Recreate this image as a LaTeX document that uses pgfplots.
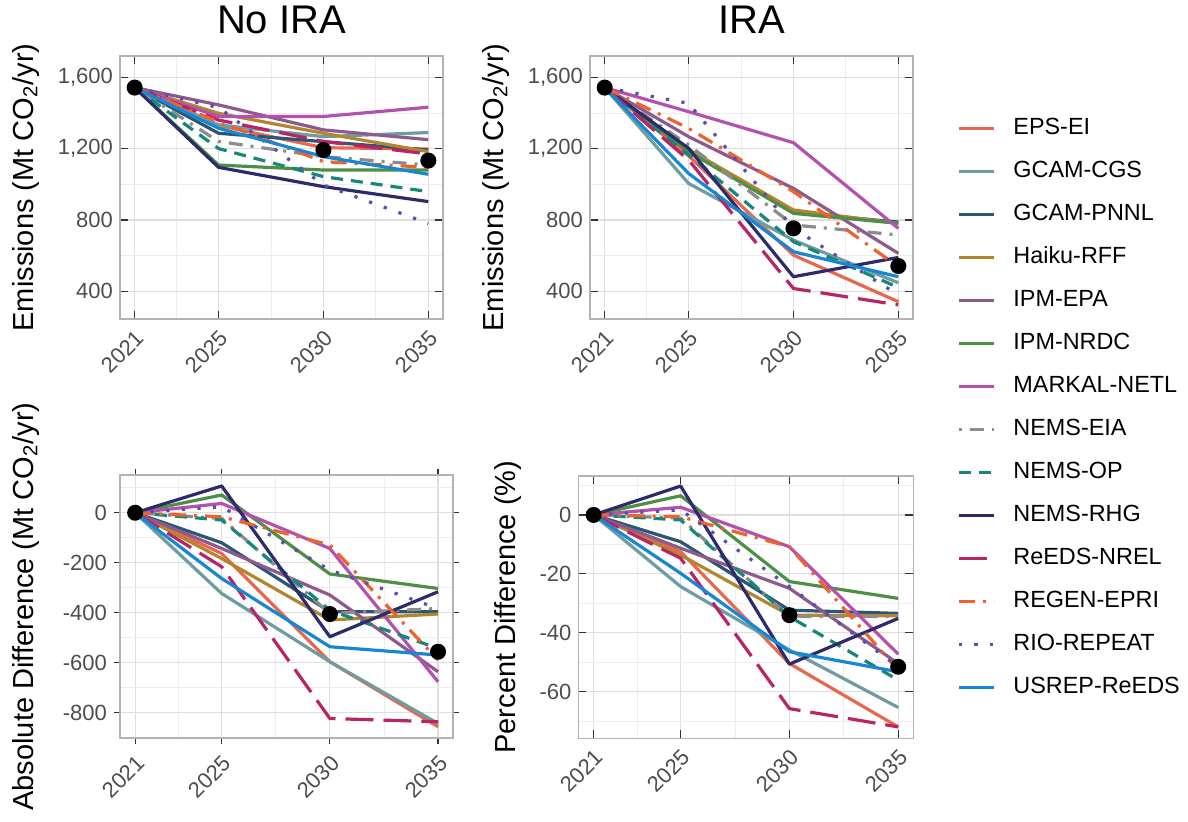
\documentclass[border=0pt]{standalone}
\usepackage{pgfplots}
\pgfplotsset{compat=1.18}
\usepackage{pgfplotstable}
\usepackage{fontspec}
\setmainfont{Liberation Sans}

\definecolor{cEPS}{HTML}{E8674F}
\definecolor{cCGS}{HTML}{6E9CA3}
\definecolor{cPNNL}{HTML}{2B5674}
\definecolor{cRFF}{HTML}{B5852E}
\definecolor{cEPA}{HTML}{8E5A8E}
\definecolor{cNRDC}{HTML}{4E8F46}
\definecolor{cNETL}{HTML}{B451AE}
\definecolor{cEIA}{HTML}{8C8C8C}
\definecolor{cOP}{HTML}{17877A}
\definecolor{cRHG}{HTML}{2D2B6B}
\definecolor{cNREL}{HTML}{B82466}
\definecolor{cEPRI}{HTML}{F0622B}
\definecolor{cREPEAT}{HTML}{5A4DAB}
\definecolor{cUSREP}{HTML}{1787D3}
\definecolor{gmaj}{HTML}{DEDEDE}
\definecolor{gmin}{HTML}{EDEDED}
\definecolor{gbord}{HTML}{B3B3B3}
\definecolor{tickc}{HTML}{333333}
\definecolor{tlab}{HTML}{4D4D4D}

% emissions, no IRA (Mt CO2/yr)
\pgfplotstableread{
year EPS CGS PNNL RFF EPA NRDC NETL EIA OP RHG NREL EPRI REPEAT USREP
2021 1542 1542 1542 1542 1542 1542 1542 1542 1542 1542 1542 1542 1542 1542
2025 1330 1333 1286 1398 1445 1108 1380 1240 1200 1095 1360 1350 1430 1314
2030 1205 1267 1239 1286 1305 1080 1380 1155 1043 987 1240 1127 996 1155
2035 1198 1290 1192 1183 1250 1080 1432 1108 959 903 1170 1095 781 1056
}\noira

% emissions, IRA
\pgfplotstableread{
year EPS CGS PNNL RFF EPA NRDC NETL EIA OP RHG NREL EPRI REPEAT USREP
2021 1542 1542 1542 1542 1542 1542 1542 1542 1542 1542 1542 1542 1542 1542
2025 1160 1005 1192 1195 1267 1183 1407 1220 1165 1202 1136 1314 1454 1061
2030 603 687 841 856 977 837 1233 772 678 482 416 959 753 622
2035 342 448 788 781 613 781 753 716 422 590 324 538 379 482
}\ira

% absolute difference
\pgfplotstableread{
year EPS CGS PNNL RFF EPA NRDC NETL EIA OP RHG NREL EPRI REPEAT USREP
2021 0 0 0 0 0 0 0 0 0 0 0 0 0 0
2025 -163 -323 -120 -183 -143 71 37 -23 -29 107 -216 -16 24 -263
2030 -596 -596 -396 -429 -329 -245 -143 -403 -390 -496 -823 -129 -229 -536
2035 -856 -843 -396 -405 -636 -303 -676 -383 -543 -316 -836 -589 -383 -569
}\absdiff

% percent difference
\pgfplotstableread{
year EPS CGS PNNL RFF EPA NRDC NETL EIA OP RHG NREL EPRI REPEAT USREP
2021 0 0 0 0 0 0 0 0 0 0 0 0 0 0
2025 -12.5 -24.3 -9.1 -13.6 -11.3 6.5 2.6 -1.1 -1.7 9.8 -14.7 -0.6 1.7 -19.8
2030 -50.4 -45.8 -32.3 -34.0 -24.9 -22.6 -10.8 -34.5 -34.5 -50.6 -65.7 -10.8 -24.3 -46.4
2035 -71.9 -65.3 -33.4 -34.2 -50.4 -28.3 -47.2 -34.5 -56.0 -35.1 -71.9 -52.6 -51.5 -53.2
}\pctdiff

\pgfplotsset{
  panel/.style={
    scale only axis,
    xmin=2020.3, xmax=2035.7,
    xtick={2021,2025,2030,2035},
    xticklabels={2021,2025,2030,2035},
    minor xtick={2023,2027.5,2032.5},
    grid=both,
    major grid style={color=gmaj, line width=0.6pt},
    minor grid style={color=gmin, line width=0.4pt},
    minor tick length=0pt,
    major tick length=4pt,
    tick style={color=tickc, line width=0.6pt},
    axis line style={color=gbord, line width=0.8pt},
    tick label style={font=\fontsize{11}{13}\selectfont, text=tlab},
    xticklabel style={rotate=45, anchor=north east},
    label style={font=\fontsize{14.5}{16}\selectfont},
    title style={font=\fontsize{20}{22}\selectfont, anchor=base, yshift=5.5pt},
    every axis plot/.append style={line width=1.6pt, line cap=butt, line join=round},
  },
  mEPS/.style={color=cEPS, solid},
  mCGS/.style={color=cCGS, solid},
  mPNNL/.style={color=cPNNL, solid},
  mRFF/.style={color=cRFF, solid},
  mEPA/.style={color=cEPA, solid},
  mNRDC/.style={color=cNRDC, solid},
  mNETL/.style={color=cNETL, solid},
  mEIA/.style={color=cEIA, dash pattern=on 1.5pt off 4pt on 7pt off 4pt},
  mOP/.style={color=cOP, dash pattern=on 6pt off 4pt},
  mRHG/.style={color=cRHG, solid},
  mNREL/.style={color=cNREL, dash pattern=on 14pt off 5pt},
  mEPRI/.style={color=cEPRI, dash pattern=on 8pt off 4pt on 1.5pt off 4pt},
  mREPEAT/.style={color=cREPEAT, dash pattern=on 1.6pt off 6.2pt},
  mUSREP/.style={color=cUSREP, solid},
  meanpt/.style={only marks, mark=*, mark size=3.2pt, black, forget plot},
}

\newcommand{\allmodels}[1]{%
  \addplot[mEPS] table[x=year, y=EPS] {#1};
  \addplot[mCGS] table[x=year, y=CGS] {#1};
  \addplot[mPNNL] table[x=year, y=PNNL] {#1};
  \addplot[mRFF] table[x=year, y=RFF] {#1};
  \addplot[mEPA] table[x=year, y=EPA] {#1};
  \addplot[mNRDC] table[x=year, y=NRDC] {#1};
  \addplot[mNETL] table[x=year, y=NETL] {#1};
  \addplot[mEIA] table[x=year, y=EIA] {#1};
  \addplot[mOP] table[x=year, y=OP] {#1};
  \addplot[mRHG] table[x=year, y=RHG] {#1};
  \addplot[mNREL] table[x=year, y=NREL] {#1};
  \addplot[mEPRI] table[x=year, y=EPRI] {#1};
  \addplot[mREPEAT] table[x=year, y=REPEAT] {#1};
  \addplot[mUSREP] table[x=year, y=USREP] {#1};
}

\begin{document}
\begin{tikzpicture}
\path[use as bounding box] (0pt,0pt) rectangle (594pt,410.5pt);

% top left: No IRA
\begin{axis}[panel,
  at={(60pt,251pt)}, anchor=south west,
  width=161.5pt, height=131.5pt,
  tick align=inside,
  ymin=245, ymax=1719,
  ytick={400,800,1200,1600},
  yticklabels={400,800,{1,200},{1,600}},
  minor ytick={600,1000,1400},
  title={No IRA},
  ylabel={Emissions (Mt CO\textsubscript{2}/yr)},
  ylabel style={at={(axis description cs:-0.269,0.5)}, anchor=base},
]
\allmodels{\noira}
\addplot[meanpt] coordinates {(2021,1542) (2030,1192) (2035,1133)};
\end{axis}

% top right: IRA
\begin{axis}[panel,
  at={(295pt,251pt)}, anchor=south west,
  width=161.5pt, height=131.5pt,
  tick align=inside,
  ymin=245, ymax=1719,
  ytick={400,800,1200,1600},
  yticklabels={400,800,{1,200},{1,600}},
  minor ytick={600,1000,1400},
  title={IRA},
  ylabel={Emissions (Mt CO\textsubscript{2}/yr)},
  ylabel style={at={(axis description cs:-0.269,0.5)}, anchor=base},
  legend cell align=left,
  legend image code/.code={\draw[#1] (0pt,0pt) -- (17.5pt,0pt);},
  legend style={draw=none, fill=none,
    at={(axis description cs:1.117,0.782)}, anchor=north west,
    font=\fontsize{11.7}{13}\selectfont,
    row sep=10.5pt,
    nodes={inner sep=0pt, text height=8.4pt, text depth=2.6pt},
    /tikz/every odd column/.append style={column sep=9pt}},
]
\allmodels{\ira}
\addplot[meanpt] coordinates {(2021,1542) (2030,753) (2035,542)};
\legend{EPS-EI, GCAM-CGS, GCAM-PNNL, Haiku-RFF, IPM-EPA, IPM-NRDC,
  MARKAL-NETL, NEMS-EIA, NEMS-OP, NEMS-RHG, ReEDS-NREL, REGEN-EPRI,
  RIO-REPEAT, USREP-ReEDS}
\end{axis}

% bottom left: absolute difference
\begin{axis}[panel,
  at={(60pt,41.5pt)}, anchor=south west,
  width=166.6pt, height=131.5pt,
  tick align=outside,
  major tick length=3pt,
  ymin=-901, ymax=151,
  ytick={-800,-600,-400,-200,0},
  yticklabels={-800,-600,-400,-200,0},
  minor ytick={-700,-500,-300,-100,100},
  ylabel={Absolute Difference (Mt CO\textsubscript{2}/yr)},
  ylabel style={at={(axis description cs:-0.261,0.5)}, anchor=base},
]
\allmodels{\absdiff}
\addplot[meanpt] coordinates {(2021,0) (2030,-405) (2035,-556)};
\end{axis}

% bottom right: percent difference
\begin{axis}[panel,
  at={(289.2pt,41.3pt)}, anchor=south west,
  width=167.5pt, height=131.2pt,
  tick align=inside,
  ymin=-75.8, ymax=13.2,
  ytick={-60,-40,-20,0},
  yticklabels={-60,-40,-20,0},
  minor ytick={-70,-50,-30,-10,10},
  ylabel={Percent Difference (\%)},
  ylabel style={at={(axis description cs:-0.189,0.5)}, anchor=base},
]
\allmodels{\pctdiff}
\addplot[meanpt] coordinates {(2021,0) (2030,-34) (2035,-51.5)};
\end{axis}
\end{tikzpicture}
\end{document}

··········

Short task =
Using the listing above, list every line in which the string "image" occurs.

Answer to the problem =
Recreate this image as a LaTeX document that uses pgfplots.
  legend image code/.code={\draw[#1] (0pt,0pt) -- (17.5pt,0pt);},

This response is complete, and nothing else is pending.